Mondo
Lotta alla malaria, la nuova frontiera è la Birmania
Dopo anni di isolamento, il Paese si apre al mondo. E diventa cruciale nella lotta a una malattia che qui colpisce 2 milioni di persone all'anno
di Redazione
Dopo 50 anni di isolamento la Birmania si apre agli investimenti occidentali. Grazie alla sua posizione geografica strategica tra Cina, India e Sud-est asiatico e grazie soprattutto all’abbondanza di risorse minerarie, il Myanmar sta attirando l’attenzione dell’Occidente.
Emblema dunque del futuro economico mondiale, ma anche Paese cardine nella lotta alla malaria: una delle maggiori sfide allo sviluppo dei Paesi poveri.

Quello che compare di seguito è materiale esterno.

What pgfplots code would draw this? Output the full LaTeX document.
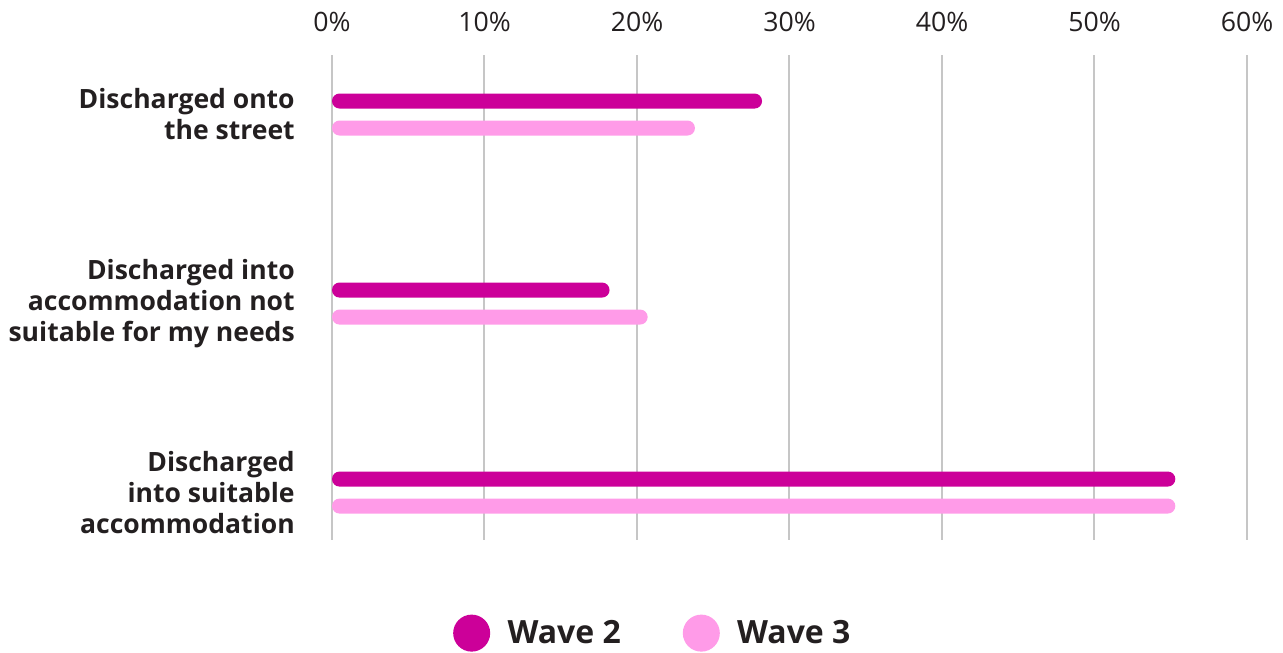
\documentclass[border=0pt]{standalone}
\usepackage{fontspec}
\setmainfont{Open Sans}
\usepackage{pgfplots}
\usepackage{pgfplotstable}
\pgfplotsset{compat=1.18}

\definecolor{wavetwo}{HTML}{CC0099}
\definecolor{wavethree}{HTML}{FF9BE8}
\definecolor{inkdark}{HTML}{231F20}
\definecolor{gridgrey}{HTML}{C6C6C6}

% share of respondents (%) by discharge outcome
\pgfplotstableread{
idx w2   w3
0   28.2 23.8
1   18.2 20.7
2   55.3 55.3
}\discharge

\begin{document}
\begin{tikzpicture}
\path[use as bounding box] (-249pt,-84.75pt) rectangle (713.25pt,405pt);
\begin{axis}[
  at={(0,0)}, anchor=south west,
  scale only axis,
  width=686.25pt, height=363.75pt,
  xmin=0, xmax=60,
  ymin=-0.315, ymax=2.251,
  y dir=reverse,
  xbar,
  bar width=11.25pt,
  axis line style={draw=none},
  major tick length=0pt,
  xtick={0,10,...,60},
  xticklabels={0\%,10\%,20\%,30\%,40\%,50\%,60\%},
  xticklabel pos=upper,
  xticklabel style={font=\fontsize{20pt}{24pt}\selectfont, text=inkdark, anchor=base, yshift=17.5pt},
  xmajorgrids,
  grid style={gridgrey, line width=1.5pt},
  ytick={0,1,2},
  yticklabels={{Discharged onto\\the street},
               {Discharged into\\accommodation not\\suitable for my needs},
               {Discharged\\into suitable\\accommodation}},
  yticklabel style={font=\fontsize{19.9pt}{23.25pt}\selectfont\bfseries, text=inkdark,
                    align=right, anchor=east, inner sep=0pt, xshift=-27.75pt},
  legend columns=2,
  legend style={at={(axis description cs:0.351,-0.192)}, anchor=center, draw=none,
                font=\fontsize{24pt}{28pt}\selectfont\bfseries, text=inkdark,
                /tikz/every odd column/.append style={column sep=11pt},
                /tikz/every even column/.append style={column sep=44.5pt}},
  legend image code/.code={\fill[#1, draw=none] (13.875pt,0pt) circle (13.875pt);},
]
\addplot[fill=wavetwo, draw=none, rounded corners=5.6pt, bar shift=10.125pt]
  table[x=w2, y=idx] {\discharge};
\addlegendentry{Wave 2}
\addplot[fill=wavethree, draw=none, rounded corners=5.6pt, bar shift=-10.125pt]
  table[x=w3, y=idx] {\discharge};
\addlegendentry{Wave 3}
\end{axis}
\end{tikzpicture}
\end{document}
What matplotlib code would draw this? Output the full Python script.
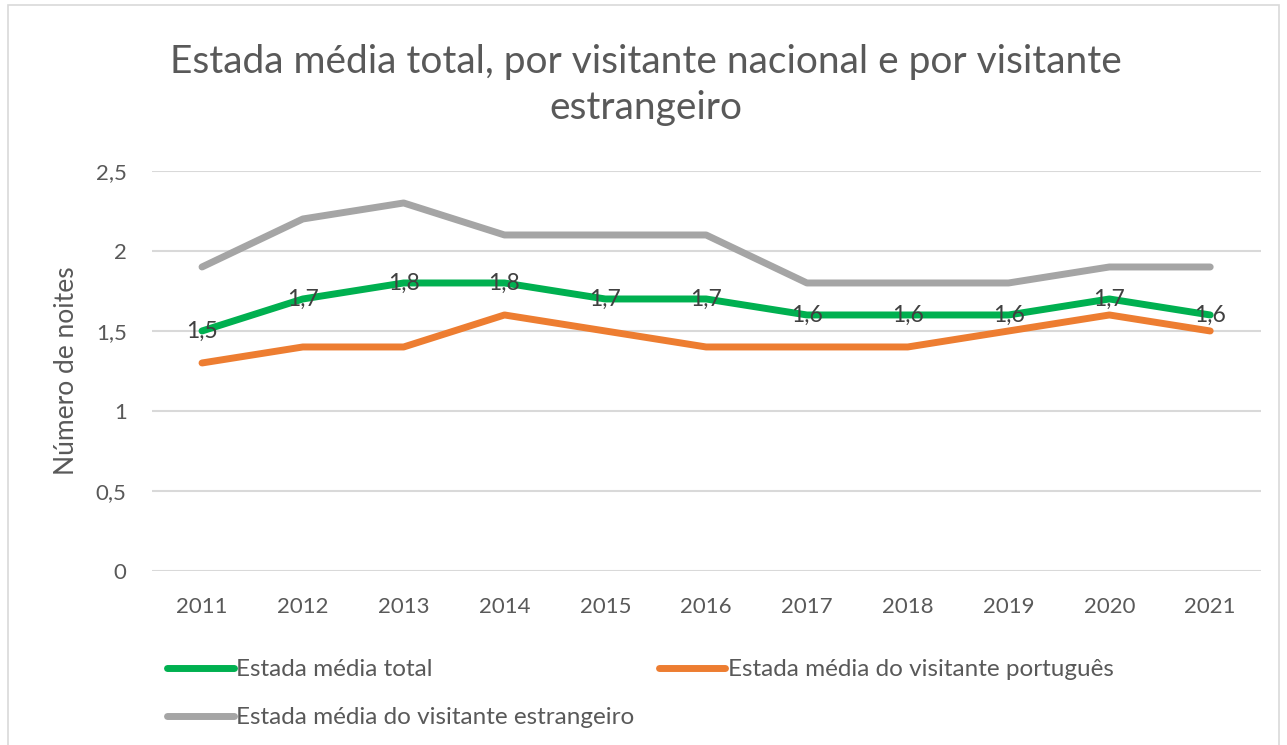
import matplotlib.pyplot as plt
from matplotlib.patches import Rectangle

plt.rcParams['font.family'] = ['Lato', 'DejaVu Sans']

anos = ['2011', '2012', '2013', '2014', '2015', '2016', '2017', '2018', '2019', '2020', '2021']
total = [1.5, 1.7, 1.8, 1.8, 1.7, 1.7, 1.6, 1.6, 1.6, 1.7, 1.6]
portugues = [1.3, 1.4, 1.4, 1.6, 1.5, 1.4, 1.4, 1.4, 1.5, 1.6, 1.5]
estrangeiro = [1.9, 2.2, 2.3, 2.1, 2.1, 2.1, 1.8, 1.8, 1.8, 1.9, 1.9]
yticks = [0, 0.5, 1, 1.5, 2, 2.5]

fig = plt.figure(figsize=(12.87, 7.45), dpi=100)
ax = fig.add_axes([0.1178, 0.2336, 0.8617, 0.5369])

x = range(len(anos))
l1, = ax.plot(x, total, color='#00B050', lw=5, solid_capstyle='round', label='Estada média total', zorder=3)
l2, = ax.plot(x, portugues, color='#ED7D31', lw=5, solid_capstyle='round', label='Estada média do visitante português', zorder=2)
l3, = ax.plot(x, estrangeiro, color='#A5A5A5', lw=5, solid_capstyle='round', label='Estada média do visitante estrangeiro', zorder=2)

for i, v in zip(x, total):
    ax.text(i, v, str(v).replace('.', ','), ha='center', va='center', fontsize=16.5, color='#404040', zorder=4)

ax.set_xlim(-0.5, len(anos) - 0.5)
ax.set_ylim(0, 2.5)
ax.set_xticks(list(x))
ax.set_xticklabels(anos)
ax.set_yticks(yticks)
ax.set_yticklabels([('%g' % t).replace('.', ',') for t in yticks])
ax.tick_params(length=0, labelsize=16, labelcolor='#595959')
ax.tick_params(axis='x', pad=19)
ax.tick_params(axis='y', pad=18)
ax.grid(axis='y', color='#D9D9D9', lw=1.5)
ax.set_axisbelow(True)
for s in ax.spines.values():
    s.set_visible(False)
ax.set_ylabel('Número de noites', fontsize=19, color='#595959', labelpad=12)

fig.text(0.502, 0.886, 'Estada média total, por visitante nacional e por visitante\nestrangeiro',
         ha='center', va='center', fontsize=28, color='#595959', linespacing=1.35)

fig.legend(handles=[l1, l3, l2], loc='upper left', bbox_to_anchor=(0.122, 0.128), ncol=2, frameon=False,
           fontsize=17.5, labelcolor='#595959', handlelength=2.75, handletextpad=0.1,
           columnspacing=1.0, labelspacing=1.1, borderaxespad=0)

fig.patches.append(Rectangle((0.006, -0.01), 0.988, 1.003, transform=fig.transFigure,
                             fill=False, edgecolor='#D9D9D9', lw=1.2))

fig.savefig('out.png', dpi=100)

La Birmania rappresenta nella lotta alla malaria un Paese di particolare importanza. Qui si registra infatti una maggiore resistenza ai farmaci a base di artemisina, che negli ultimi anni hanno ridotto l’incidenza della patologia.
La malaria colpisce ogni anno più di 2 milioni di persone nel sud-est asiatico, soprattutto bambini sotto i 5 anni di età e donne incinte. L’infezione viene trasmessa con il semplice morso di una zanzara infettata da uno dei 4 parassiti malarici, il più aggressivo dei quali è il Plasmodium Falciparum, molto diffuso in Myanmar e in Zimbabwe.
Cesvi da oltre 10 anni lavora in entrambi i Paesi per far fronte a questo killer silenzioso. Di fronte a un parassita che diventa ogni anno più resistente ai farmaci, la prevenzione rimane l’unica arma efficace.
La malaria ogni 30 secondi uccide un bambino. Cho, Soe, Naing e la piccola Nelleni sono solo alcuni dei bambini che sono riusciti a vincere questa malattia grazie all’aiuto e alle cure del Cesvi, che con le sue cliniche mobili ha raggiunto il piccolo e sperduto villaggio di Let Pan Kone, nella poverissima regione di Mandalay, nel nord del Myanmar. Con l’arrivo del Cesvi Cho, Soe, Naing e Nelleni hanno avuto accesso ai test antimalarici e ai trattamenti sanitari specifici.
Il programma avviato da Cesvi nello Shan State, in Myanmar, raggiunge oltre 220 mila persone in 1.054 villaggi. Sette team composti da un medico, un infermiere, un microscopista e un assistente sanitario, tutti locali, lavorano insieme a una rete di volontari per svolgere attività di prevenzione, diagnosi e trattamento farmacologico antimalarico. Questi team si occupano di visite regolari nei villaggi e della gestione di ambulatori fissi, avvalendosi di una clinica mobile per raggiungere le aree più remote. L’obiettivo è offrire a tutti l’accesso alla diagnosi e al trattamento e diffondere una maggiore conoscenza della malaria e delle modalità di prevenzione.
“In un Paese caratterizzato da servizi di salute pubblica inadeguati e insufficienti, da tensioni etniche, da difficili condizioni di vita e da forti difficoltà negli spostamenti” dichiara Giangi Milesi, presidente Cesvi “la popolazione locale ha un accesso molto limitato ai servizi sanitari di qualità. Il ruolo delle nostre cliniche è cruciale e ben supportato dalla comunità”.
Dal 2007 il Cesvi ha distribuito 150 mila zanzariere impregnate di insetticida di lunga durata (dai 3 ai 5 anni) a cui vanno ad aggiungersi le 70 mila consegnate solo nel 2012.
“Di fronte a una malattia che ha causato, secondo le stime dell’OMS, 660 mila decessi solo nel 2010” afferma Daniele Panzeri, responsabile Cesvi in Myanmar “il lavoro di prevenzione del Cesvi ha un valore di particolare importanza”. “Dal 2001, anno in cui il Cesvi ha iniziato a lavorare in questo Paese” aggiunge “le persone affette dalla malaria sono diminuite in modo significativo: si è passati da una diagnosi di un caso ogni cinque a uno ogni venti. Ciò significa che l’intervento ha ridotto il livello di endemicità della malattia del 75%”.